**WHAT IS ASKED**:
From the listing below, restate word for word the lines from the line containing "Write the TikZ code for this diagram." down through the line containing "radius=314, y radius=202];". Exclude pictures.

**RECORDS FOR THIS TASK**:
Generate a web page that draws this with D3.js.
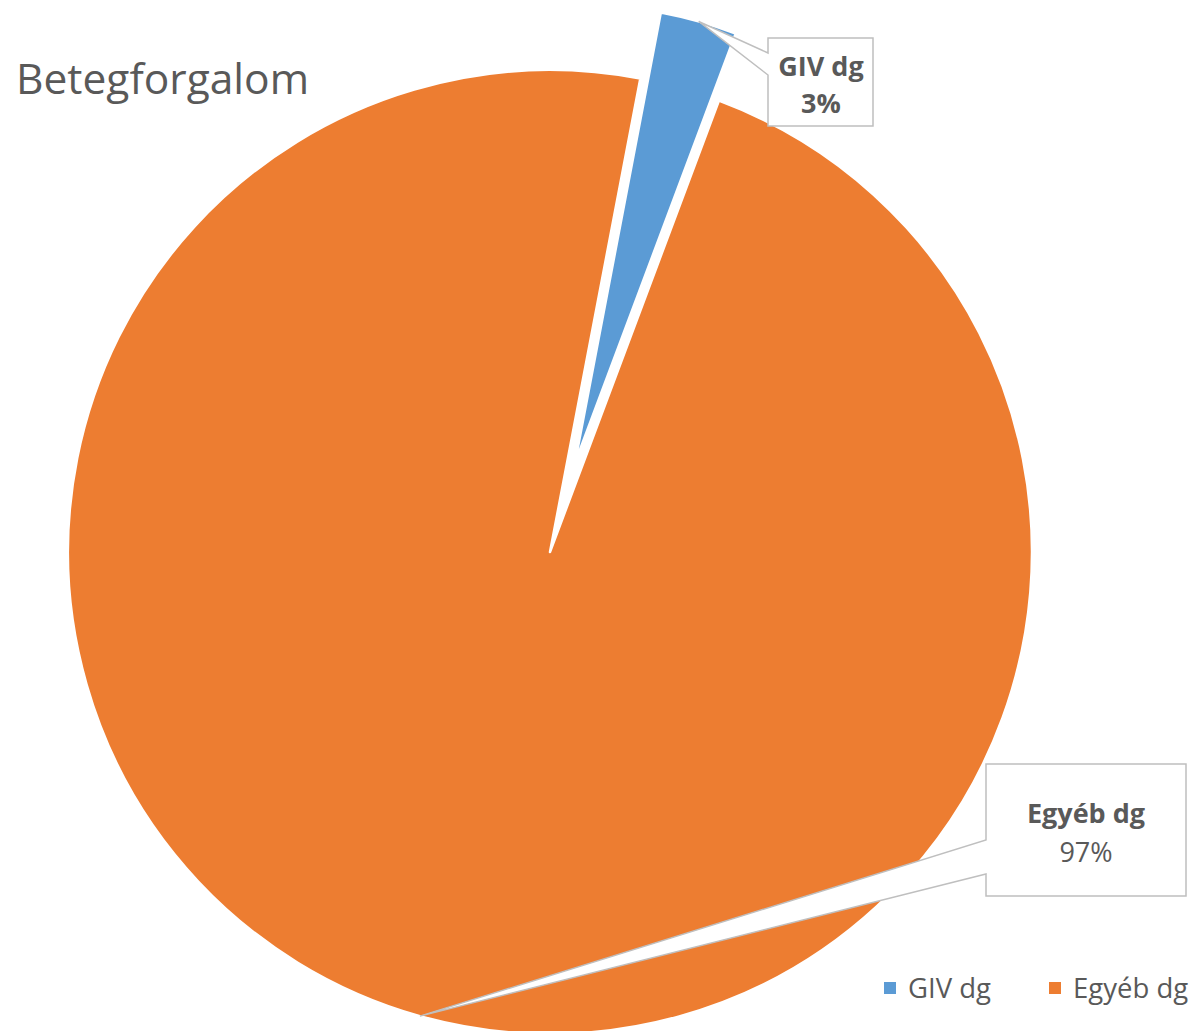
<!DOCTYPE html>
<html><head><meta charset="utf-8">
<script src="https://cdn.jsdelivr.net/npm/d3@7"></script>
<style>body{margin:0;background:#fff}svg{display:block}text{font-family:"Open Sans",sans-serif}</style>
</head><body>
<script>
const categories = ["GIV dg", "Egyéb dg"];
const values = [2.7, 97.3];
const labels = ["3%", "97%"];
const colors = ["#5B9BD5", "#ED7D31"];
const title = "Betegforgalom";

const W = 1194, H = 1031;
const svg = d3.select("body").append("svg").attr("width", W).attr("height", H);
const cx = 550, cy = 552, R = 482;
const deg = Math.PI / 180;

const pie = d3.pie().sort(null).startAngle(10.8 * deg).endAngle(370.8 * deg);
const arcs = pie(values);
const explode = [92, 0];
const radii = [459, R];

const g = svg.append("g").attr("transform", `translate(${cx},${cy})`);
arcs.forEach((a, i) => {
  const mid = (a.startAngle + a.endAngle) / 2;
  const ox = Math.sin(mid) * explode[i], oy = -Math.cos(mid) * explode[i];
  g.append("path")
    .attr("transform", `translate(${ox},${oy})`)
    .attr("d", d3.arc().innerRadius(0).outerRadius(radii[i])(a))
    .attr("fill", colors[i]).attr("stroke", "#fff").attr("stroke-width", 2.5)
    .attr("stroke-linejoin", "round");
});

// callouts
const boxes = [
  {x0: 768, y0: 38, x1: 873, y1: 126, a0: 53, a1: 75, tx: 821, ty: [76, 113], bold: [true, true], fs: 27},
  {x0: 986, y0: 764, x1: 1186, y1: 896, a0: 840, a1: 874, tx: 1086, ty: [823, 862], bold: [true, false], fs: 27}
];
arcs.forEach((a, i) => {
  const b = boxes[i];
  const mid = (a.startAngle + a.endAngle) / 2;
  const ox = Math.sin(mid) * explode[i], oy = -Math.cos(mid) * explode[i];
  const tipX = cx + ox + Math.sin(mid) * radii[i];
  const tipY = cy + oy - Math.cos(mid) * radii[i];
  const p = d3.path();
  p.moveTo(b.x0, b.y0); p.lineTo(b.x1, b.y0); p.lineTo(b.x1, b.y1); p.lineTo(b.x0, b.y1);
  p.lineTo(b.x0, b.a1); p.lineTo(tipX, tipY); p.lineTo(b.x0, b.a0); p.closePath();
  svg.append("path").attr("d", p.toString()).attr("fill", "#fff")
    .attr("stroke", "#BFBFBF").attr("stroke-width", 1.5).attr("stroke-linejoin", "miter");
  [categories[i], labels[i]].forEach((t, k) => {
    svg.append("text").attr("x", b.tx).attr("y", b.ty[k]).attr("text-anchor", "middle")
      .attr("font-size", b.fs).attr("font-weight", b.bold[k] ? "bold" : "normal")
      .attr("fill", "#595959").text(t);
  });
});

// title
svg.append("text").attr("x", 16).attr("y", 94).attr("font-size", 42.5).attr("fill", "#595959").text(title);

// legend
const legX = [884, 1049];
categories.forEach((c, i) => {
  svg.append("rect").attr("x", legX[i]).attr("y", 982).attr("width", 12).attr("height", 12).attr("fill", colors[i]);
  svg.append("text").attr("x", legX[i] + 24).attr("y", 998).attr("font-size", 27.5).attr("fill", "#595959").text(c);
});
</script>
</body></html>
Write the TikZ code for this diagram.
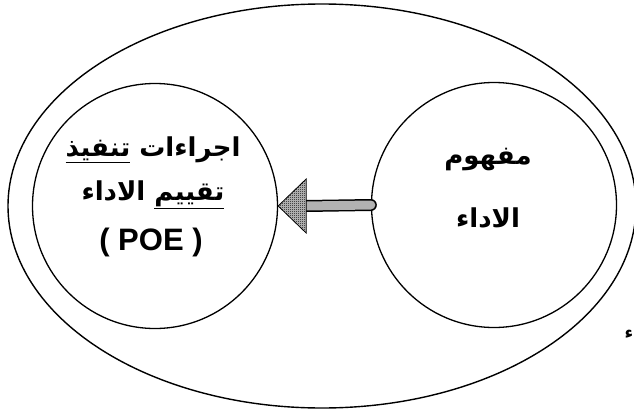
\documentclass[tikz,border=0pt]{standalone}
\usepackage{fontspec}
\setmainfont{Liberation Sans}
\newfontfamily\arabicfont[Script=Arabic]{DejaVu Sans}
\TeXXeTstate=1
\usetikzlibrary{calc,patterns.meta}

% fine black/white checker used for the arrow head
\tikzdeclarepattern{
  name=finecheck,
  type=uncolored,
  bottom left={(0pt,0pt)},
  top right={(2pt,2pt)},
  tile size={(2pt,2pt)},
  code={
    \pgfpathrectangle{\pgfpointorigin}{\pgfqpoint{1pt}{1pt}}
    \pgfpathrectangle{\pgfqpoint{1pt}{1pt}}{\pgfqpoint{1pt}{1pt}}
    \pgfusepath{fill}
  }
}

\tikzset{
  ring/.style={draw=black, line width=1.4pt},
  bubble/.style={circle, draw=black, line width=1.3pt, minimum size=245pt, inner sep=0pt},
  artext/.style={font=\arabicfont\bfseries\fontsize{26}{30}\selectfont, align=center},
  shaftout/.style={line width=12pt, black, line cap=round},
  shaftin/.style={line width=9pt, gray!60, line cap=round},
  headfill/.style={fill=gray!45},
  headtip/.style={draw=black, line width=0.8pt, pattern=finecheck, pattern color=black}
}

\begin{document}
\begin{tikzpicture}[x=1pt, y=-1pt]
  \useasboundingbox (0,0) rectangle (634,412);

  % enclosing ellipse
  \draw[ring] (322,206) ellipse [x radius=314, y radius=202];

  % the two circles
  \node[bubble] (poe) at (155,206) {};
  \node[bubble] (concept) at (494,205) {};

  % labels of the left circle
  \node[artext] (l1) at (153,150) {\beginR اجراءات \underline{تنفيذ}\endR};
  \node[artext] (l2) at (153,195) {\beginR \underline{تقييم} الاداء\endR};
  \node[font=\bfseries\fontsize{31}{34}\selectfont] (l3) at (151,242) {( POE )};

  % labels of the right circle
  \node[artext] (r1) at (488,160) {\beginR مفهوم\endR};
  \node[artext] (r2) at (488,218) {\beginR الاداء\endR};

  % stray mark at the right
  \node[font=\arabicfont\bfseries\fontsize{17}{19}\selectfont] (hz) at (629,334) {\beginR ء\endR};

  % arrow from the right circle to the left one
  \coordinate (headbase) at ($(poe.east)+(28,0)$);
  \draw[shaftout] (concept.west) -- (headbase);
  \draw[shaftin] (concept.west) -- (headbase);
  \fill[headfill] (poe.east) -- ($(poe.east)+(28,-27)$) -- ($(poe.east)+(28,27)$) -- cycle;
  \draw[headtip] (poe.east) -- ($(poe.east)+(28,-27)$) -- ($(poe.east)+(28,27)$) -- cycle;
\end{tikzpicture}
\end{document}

--

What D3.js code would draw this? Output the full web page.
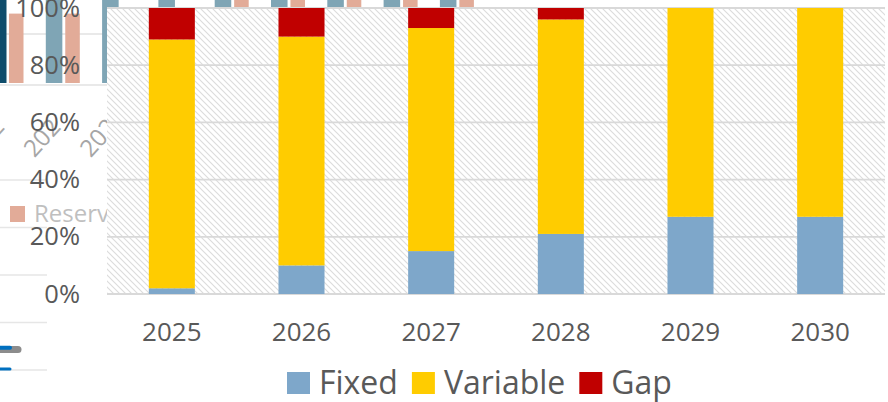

...

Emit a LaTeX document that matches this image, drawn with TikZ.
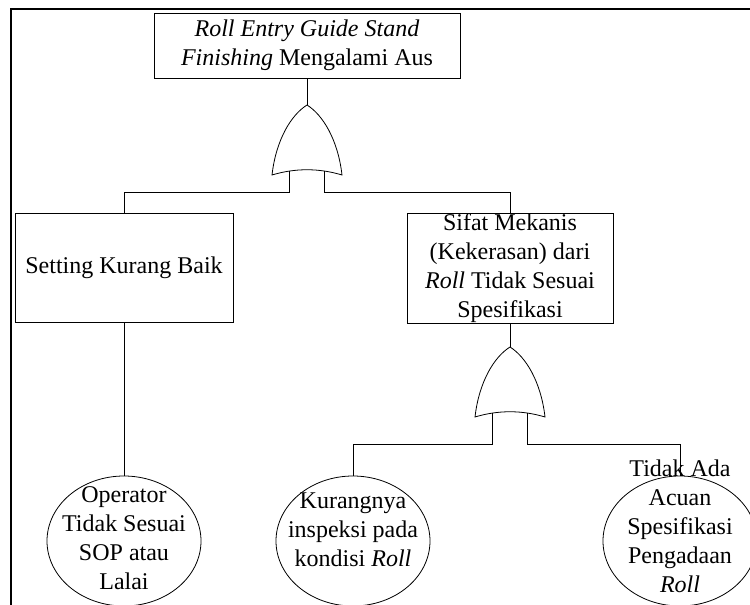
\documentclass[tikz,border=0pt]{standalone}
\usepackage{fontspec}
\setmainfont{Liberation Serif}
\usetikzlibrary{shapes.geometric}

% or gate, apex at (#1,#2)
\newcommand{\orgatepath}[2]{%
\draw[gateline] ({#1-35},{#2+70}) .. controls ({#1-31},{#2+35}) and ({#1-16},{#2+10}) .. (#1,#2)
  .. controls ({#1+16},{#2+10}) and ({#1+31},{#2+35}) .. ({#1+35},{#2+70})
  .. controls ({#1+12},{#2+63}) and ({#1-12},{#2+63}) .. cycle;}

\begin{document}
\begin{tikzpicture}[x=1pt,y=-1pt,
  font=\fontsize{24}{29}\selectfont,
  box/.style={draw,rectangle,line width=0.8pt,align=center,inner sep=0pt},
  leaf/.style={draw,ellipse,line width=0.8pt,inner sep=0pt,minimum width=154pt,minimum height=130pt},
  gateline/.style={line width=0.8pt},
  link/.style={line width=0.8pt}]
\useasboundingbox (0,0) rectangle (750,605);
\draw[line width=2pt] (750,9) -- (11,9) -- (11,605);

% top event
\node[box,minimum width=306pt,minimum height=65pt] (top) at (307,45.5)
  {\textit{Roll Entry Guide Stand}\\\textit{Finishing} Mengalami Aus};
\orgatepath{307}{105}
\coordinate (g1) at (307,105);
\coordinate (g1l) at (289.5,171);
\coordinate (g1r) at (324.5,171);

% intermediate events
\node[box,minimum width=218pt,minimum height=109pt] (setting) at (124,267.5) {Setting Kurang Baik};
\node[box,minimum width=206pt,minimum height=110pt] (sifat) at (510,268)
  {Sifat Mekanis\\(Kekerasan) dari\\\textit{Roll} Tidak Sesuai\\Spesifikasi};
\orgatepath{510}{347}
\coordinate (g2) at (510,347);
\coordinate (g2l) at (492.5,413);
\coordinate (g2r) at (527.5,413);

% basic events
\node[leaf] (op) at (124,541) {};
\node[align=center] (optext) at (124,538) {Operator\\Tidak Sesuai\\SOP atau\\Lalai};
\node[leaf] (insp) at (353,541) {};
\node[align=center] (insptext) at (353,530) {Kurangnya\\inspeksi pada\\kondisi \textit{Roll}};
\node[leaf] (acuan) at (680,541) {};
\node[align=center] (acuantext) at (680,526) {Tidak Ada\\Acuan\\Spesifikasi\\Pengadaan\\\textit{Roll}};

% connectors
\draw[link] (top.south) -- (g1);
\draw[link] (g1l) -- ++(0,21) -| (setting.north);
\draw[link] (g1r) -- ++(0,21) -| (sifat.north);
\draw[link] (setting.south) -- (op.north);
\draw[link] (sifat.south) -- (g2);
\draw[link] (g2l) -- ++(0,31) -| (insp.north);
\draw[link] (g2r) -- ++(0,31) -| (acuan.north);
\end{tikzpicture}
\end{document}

**RESPONSE TO THIS EXERCISE**:
Write the TikZ code for this diagram.
\documentclass[tikz,border=0pt]{standalone}
\usepackage{fontspec}
\setmainfont{Liberation Sans}
\newfontfamily\arabicfont[Script=Arabic]{DejaVu Sans}
\TeXXeTstate=1
\usetikzlibrary{calc,patterns.meta}

% fine black/white checker used for the arrow head
\tikzdeclarepattern{
  name=finecheck,
  type=uncolored,
  bottom left={(0pt,0pt)},
  top right={(2pt,2pt)},
  tile size={(2pt,2pt)},
  code={
    \pgfpathrectangle{\pgfpointorigin}{\pgfqpoint{1pt}{1pt}}
    \pgfpathrectangle{\pgfqpoint{1pt}{1pt}}{\pgfqpoint{1pt}{1pt}}
    \pgfusepath{fill}
  }
}

\tikzset{
  ring/.style={draw=black, line width=1.4pt},
  bubble/.style={circle, draw=black, line width=1.3pt, minimum size=245pt, inner sep=0pt},
  artext/.style={font=\arabicfont\bfseries\fontsize{26}{30}\selectfont, align=center},
  shaftout/.style={line width=12pt, black, line cap=round},
  shaftin/.style={line width=9pt, gray!60, line cap=round},
  headfill/.style={fill=gray!45},
  headtip/.style={draw=black, line width=0.8pt, pattern=finecheck, pattern color=black}
}

\begin{document}
\begin{tikzpicture}[x=1pt, y=-1pt]
  \useasboundingbox (0,0) rectangle (634,412);

  % enclosing ellipse
  \draw[ring] (322,206) ellipse [x radius=314, y radius=202];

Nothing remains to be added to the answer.